◆ Data segment:
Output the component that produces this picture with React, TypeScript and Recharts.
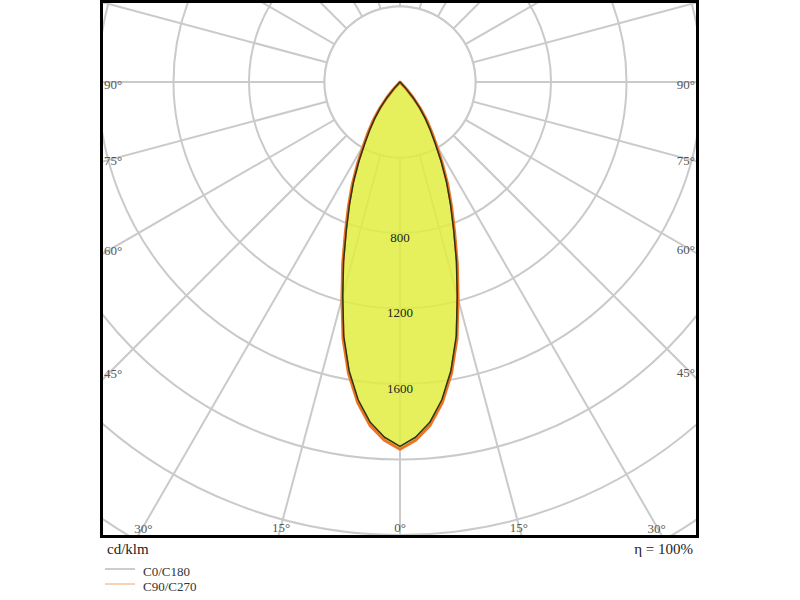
import { RadarChart, Radar, PolarGrid, PolarAngleAxis, PolarRadiusAxis } from "recharts";

const FONT = '"Liberation Serif", "Times New Roman", Times, serif';

// photometric angle from nadir (deg) and intensity (cd/klm)
const LOBE_ANGLES = [0, 2.5, 5, 7.5, 10, 12.5, 15, 17.5, 20, 22.5, 25, 27.5, 30, 32.5, 35, 37.5, 40, 42.5, 45];
const C0_C180 = [1930, 1884, 1810, 1698, 1553, 1378, 1172, 994, 830, 698, 582, 470, 370, 294, 229, 165, 100, 42, 0];
const C90_C270 = [1946, 1900, 1826, 1714, 1569, 1394, 1188, 1010, 846, 714, 598, 486, 386, 310, 245, 180, 114, 54, 0];

const ANGLE_STEP = 2.5;
const RADIUS_DOMAIN = [0, 2800];
const INNER_RING = 400;
const RADIUS_LABELS = [800, 1200, 1600];
const ANGLE_LABELS = [0, 15, 30, 45, 60, 75, 90];
const GRID_ANGLES = Array.from({ length: 24 }, (_, i) => i * 15);

const SERIES = [
  { key: "c0", name: "C0/C180", color: "#9a9a9a" },
  { key: "c90", name: "C90/C270", color: "#f3a266" },
];
const UNIT = "cd/klm";
const EFFICIENCY = "η = 100%";

// frame inner size and polar centre (px inside frame)
const W = 593;
const H = 532;
const CX = 297;
const CY = 79;
const OUTER = 528.5;

const GRID = "#cacaca";
const RAD = Math.PI / 180;

const data = Array.from({ length: 360 / ANGLE_STEP }, (_, i) => {
  const angle = i * ANGLE_STEP;
  const gamma = angle <= 180 ? angle : 360 - angle;
  const k = LOBE_ANGLES.indexOf(gamma);
  return { angle, c0: k >= 0 ? C0_C180[k] : 0, c90: k >= 0 ? C90_C270[k] : 0 };
});

function AngleTick(props: any) {
  const { payload, x, y } = props;
  const angle = Number(payload?.value);
  const gamma = angle <= 180 ? angle : 360 - angle;
  if (!ANGLE_LABELS.includes(gamma)) return null;
  let ux: number;
  let uy: number;
  if (typeof payload?.coordinate === "number") {
    ux = Math.cos(-payload.coordinate * RAD);
    uy = Math.sin(-payload.coordinate * RAD);
  } else {
    const d = Math.hypot(x - CX, y - CY) || 1;
    ux = (x - CX) / d;
    uy = (y - CY) / d;
  }
  // where the ray leaves the frame
  let t = Infinity;
  let edge = "bottom";
  if (ux > 1e-6 && (W - CX) / ux < t) {
    t = (W - CX) / ux;
    edge = "right";
  }
  if (ux < -1e-6 && -CX / ux < t) {
    t = -CX / ux;
    edge = "left";
  }
  if (uy > 1e-6 && (H - CY) / uy < t) {
    t = (H - CY) / uy;
    edge = "bottom";
  }
  const ty = CY + uy * (t - 10) + 2;
  let tx = CX + ux * (t - 10);
  let anchor: "start" | "middle" | "end" = "middle";
  if (edge === "left") {
    tx = 1;
    anchor = "start";
  } else if (edge === "right") {
    tx = W - 1;
    anchor = "end";
  }
  return (
    <text
      x={tx}
      y={ty}
      textAnchor={anchor}
      dominantBaseline="central"
      fontSize={13}
      fontFamily={FONT}
      fill="#555"
    >
      {gamma}°
    </text>
  );
}

function RadiusTick(props: any) {
  const { x, y, payload } = props;
  if (!RADIUS_LABELS.includes(payload?.value)) return null;
  return (
    <text
      x={x}
      y={y + 4}
      textAnchor="middle"
      dominantBaseline="central"
      fontSize={13}
      fontFamily={FONT}
      fill="#222"
    >
      {payload.value}
    </text>
  );
}

export default function App() {
  return (
    <div
      style={{
        position: "absolute",
        left: 0,
        top: 0,
        width: 800,
        height: 600,
        background: "#fff",
        fontFamily: FONT,
        color: "#333",
      }}
    >
      <div
        style={{
          position: "absolute",
          left: 100,
          top: 0,
          width: W + 6,
          height: H + 6,
          border: "3px solid #000",
          boxSizing: "border-box",
        }}
      >
        <div style={{ width: W, height: H, overflow: "hidden" }}>
          <RadarChart
            width={W}
            height={H}
            data={data}
            cx={CX}
            cy={CY}
            outerRadius={OUTER}
            startAngle={-90}
            endAngle={-450}
            margin={{ top: 0, right: 0, bottom: 0, left: 0 }}
          >
            <PolarGrid
              gridType="circle"
              polarAngles={GRID_ANGLES}
              stroke={GRID}
              strokeWidth={2}
              fill="none"
            />
            <Radar
              dataKey={() => INNER_RING}
              stroke={GRID}
              strokeWidth={2}
              fill="#fff"
              fillOpacity={1}
              dot={false}
              isAnimationActive={false}
            />
            <Radar
              dataKey="c90"
              name="C90/C270"
              stroke="#eb7424"
              strokeWidth={3}
              fill="#e2ed40"
              fillOpacity={0.85}
              strokeLinejoin="round"
              dot={false}
              isAnimationActive={false}
            />
            <Radar
              dataKey="c0"
              name="C0/C180"
              stroke="#2e3314"
              strokeWidth={1.5}
              fill="none"
              strokeLinejoin="round"
              dot={false}
              isAnimationActive={false}
            />
            <PolarAngleAxis
              dataKey="angle"
              axisLine={false}
              tickLine={false}
              tick={<AngleTick />}
            />
            <PolarRadiusAxis
              angle={-90}
              domain={RADIUS_DOMAIN}
              tickCount={8}
              axisLine={false}
              tickLine={false}
              tick={<RadiusTick />}
            />
          </RadarChart>
        </div>
      </div>

      <div style={{ position: "absolute", left: 107, top: 539, fontSize: 15, lineHeight: "20px", color: "#222" }}>
        {UNIT}
      </div>
      <div
        style={{
          position: "absolute",
          right: 800 - 693,
          top: 539,
          fontSize: 15,
          lineHeight: "20px",
          color: "#222",
        }}
      >
        {EFFICIENCY}
      </div>

      {SERIES.map((s, i) => (
        <div
          key={s.key}
          style={{ position: "absolute", left: 105, top: 563 + i * 15, height: 18, display: "flex", alignItems: "center" }}
        >
          <svg width={30} height={18} style={{ display: "block" }}>
            <line x1={0} x2={30} y1={6} y2={6} stroke={s.color} strokeWidth={1} />
          </svg>
          <span style={{ marginLeft: 8, fontSize: 13, lineHeight: "18px", color: "#333" }}>{s.name}</span>
        </div>
      ))}
    </div>
  );
}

◆ Set task:
Copy the whole of the material above exactly, but not its images.

◆ The answer:
Output the component that produces this picture with React, TypeScript and Recharts.
import { RadarChart, Radar, PolarGrid, PolarAngleAxis, PolarRadiusAxis } from "recharts";

const FONT = '"Liberation Serif", "Times New Roman", Times, serif';

// photometric angle from nadir (deg) and intensity (cd/klm)
const LOBE_ANGLES = [0, 2.5, 5, 7.5, 10, 12.5, 15, 17.5, 20, 22.5, 25, 27.5, 30, 32.5, 35, 37.5, 40, 42.5, 45];
const C0_C180 = [1930, 1884, 1810, 1698, 1553, 1378, 1172, 994, 830, 698, 582, 470, 370, 294, 229, 165, 100, 42, 0];
const C90_C270 = [1946, 1900, 1826, 1714, 1569, 1394, 1188, 1010, 846, 714, 598, 486, 386, 310, 245, 180, 114, 54, 0];

const ANGLE_STEP = 2.5;
const RADIUS_DOMAIN = [0, 2800];
const INNER_RING = 400;
const RADIUS_LABELS = [800, 1200, 1600];
const ANGLE_LABELS = [0, 15, 30, 45, 60, 75, 90];
const GRID_ANGLES = Array.from({ length: 24 }, (_, i) => i * 15);

const SERIES = [
  { key: "c0", name: "C0/C180", color: "#9a9a9a" },
  { key: "c90", name: "C90/C270", color: "#f3a266" },
];
const UNIT = "cd/klm";
const EFFICIENCY = "η = 100%";

// frame inner size and polar centre (px inside frame)
const W = 593;
const H = 532;
const CX = 297;
const CY = 79;
const OUTER = 528.5;

const GRID = "#cacaca";
const RAD = Math.PI / 180;

const data = Array.from({ length: 360 / ANGLE_STEP }, (_, i) => {
  const angle = i * ANGLE_STEP;
  const gamma = angle <= 180 ? angle : 360 - angle;
  const k = LOBE_ANGLES.indexOf(gamma);
  return { angle, c0: k >= 0 ? C0_C180[k] : 0, c90: k >= 0 ? C90_C270[k] : 0 };
});

function AngleTick(props: any) {
  const { payload, x, y } = props;
  const angle = Number(payload?.value);
  const gamma = angle <= 180 ? angle : 360 - angle;
  if (!ANGLE_LABELS.includes(gamma)) return null;
  let ux: number;
  let uy: number;
  if (typeof payload?.coordinate === "number") {
    ux = Math.cos(-payload.coordinate * RAD);
    uy = Math.sin(-payload.coordinate * RAD);
  } else {
    const d = Math.hypot(x - CX, y - CY) || 1;
    ux = (x - CX) / d;
    uy = (y - CY) / d;
  }
  // where the ray leaves the frame
  let t = Infinity;
  let edge = "bottom";
  if (ux > 1e-6 && (W - CX) / ux < t) {
    t = (W - CX) / ux;
    edge = "right";
  }
  if (ux < -1e-6 && -CX / ux < t) {
    t = -CX / ux;
    edge = "left";
  }
  if (uy > 1e-6 && (H - CY) / uy < t) {
    t = (H - CY) / uy;
    edge = "bottom";
  }
  const ty = CY + uy * (t - 10) + 2;
  let tx = CX + ux * (t - 10);
  let anchor: "start" | "middle" | "end" = "middle";
  if (edge === "left") {
    tx = 1;
    anchor = "start";
  } else if (edge === "right") {
    tx = W - 1;
    anchor = "end";
  }
  return (
    <text
      x={tx}
      y={ty}
      textAnchor={anchor}
      dominantBaseline="central"
      fontSize={13}
      fontFamily={FONT}
      fill="#555"
    >
      {gamma}°
    </text>
  );
}

function RadiusTick(props: any) {
  const { x, y, payload } = props;
  if (!RADIUS_LABELS.includes(payload?.value)) return null;
  return (
    <text
      x={x}
      y={y + 4}
      textAnchor="middle"
      dominantBaseline="central"
      fontSize={13}
      fontFamily={FONT}
      fill="#222"
    >
      {payload.value}
    </text>
  );
}

export default function App() {
  return (
    <div
      style={{
        position: "absolute",
        left: 0,
        top: 0,
        width: 800,
        height: 600,
        background: "#fff",
        fontFamily: FONT,
        color: "#333",
      }}
    >
      <div
        style={{
          position: "absolute",
          left: 100,
          top: 0,
          width: W + 6,
          height: H + 6,
          border: "3px solid #000",
          boxSizing: "border-box",
        }}
      >
        <div style={{ width: W, height: H, overflow: "hidden" }}>
          <RadarChart
            width={W}
            height={H}
            data={data}
            cx={CX}
            cy={CY}
            outerRadius={OUTER}
            startAngle={-90}
            endAngle={-450}
            margin={{ top: 0, right: 0, bottom: 0, left: 0 }}
          >
            <PolarGrid
              gridType="circle"
              polarAngles={GRID_ANGLES}
              stroke={GRID}
              strokeWidth={2}
              fill="none"
            />
            <Radar
              dataKey={() => INNER_RING}
              stroke={GRID}
              strokeWidth={2}
              fill="#fff"
              fillOpacity={1}
              dot={false}
              isAnimationActive={false}
            />
            <Radar
              dataKey="c90"
              name="C90/C270"
              stroke="#eb7424"
              strokeWidth={3}
              fill="#e2ed40"
              fillOpacity={0.85}
              strokeLinejoin="round"
              dot={false}
              isAnimationActive={false}
            />
            <Radar
              dataKey="c0"
              name="C0/C180"
              stroke="#2e3314"
              strokeWidth={1.5}
              fill="none"
              strokeLinejoin="round"
              dot={false}
              isAnimationActive={false}
            />
            <PolarAngleAxis
              dataKey="angle"
              axisLine={false}
              tickLine={false}
              tick={<AngleTick />}
            />
            <PolarRadiusAxis
              angle={-90}
              domain={RADIUS_DOMAIN}
              tickCount={8}
              axisLine={false}
              tickLine={false}
              tick={<RadiusTick />}
            />
          </RadarChart>
        </div>
      </div>

      <div style={{ position: "absolute", left: 107, top: 539, fontSize: 15, lineHeight: "20px", color: "#222" }}>
        {UNIT}
      </div>
      <div
        style={{
          position: "absolute",
          right: 800 - 693,
          top: 539,
          fontSize: 15,
          lineHeight: "20px",
          color: "#222",
        }}
      >
        {EFFICIENCY}
      </div>

      {SERIES.map((s, i) => (
        <div
          key={s.key}
          style={{ position: "absolute", left: 105, top: 563 + i * 15, height: 18, display: "flex", alignItems: "center" }}
        >
          <svg width={30} height={18} style={{ display: "block" }}>
            <line x1={0} x2={30} y1={6} y2={6} stroke={s.color} strokeWidth={1} />
          </svg>
          <span style={{ marginLeft: 8, fontSize: 13, lineHeight: "18px", color: "#333" }}>{s.name}</span>
        </div>
      ))}
    </div>
  );
}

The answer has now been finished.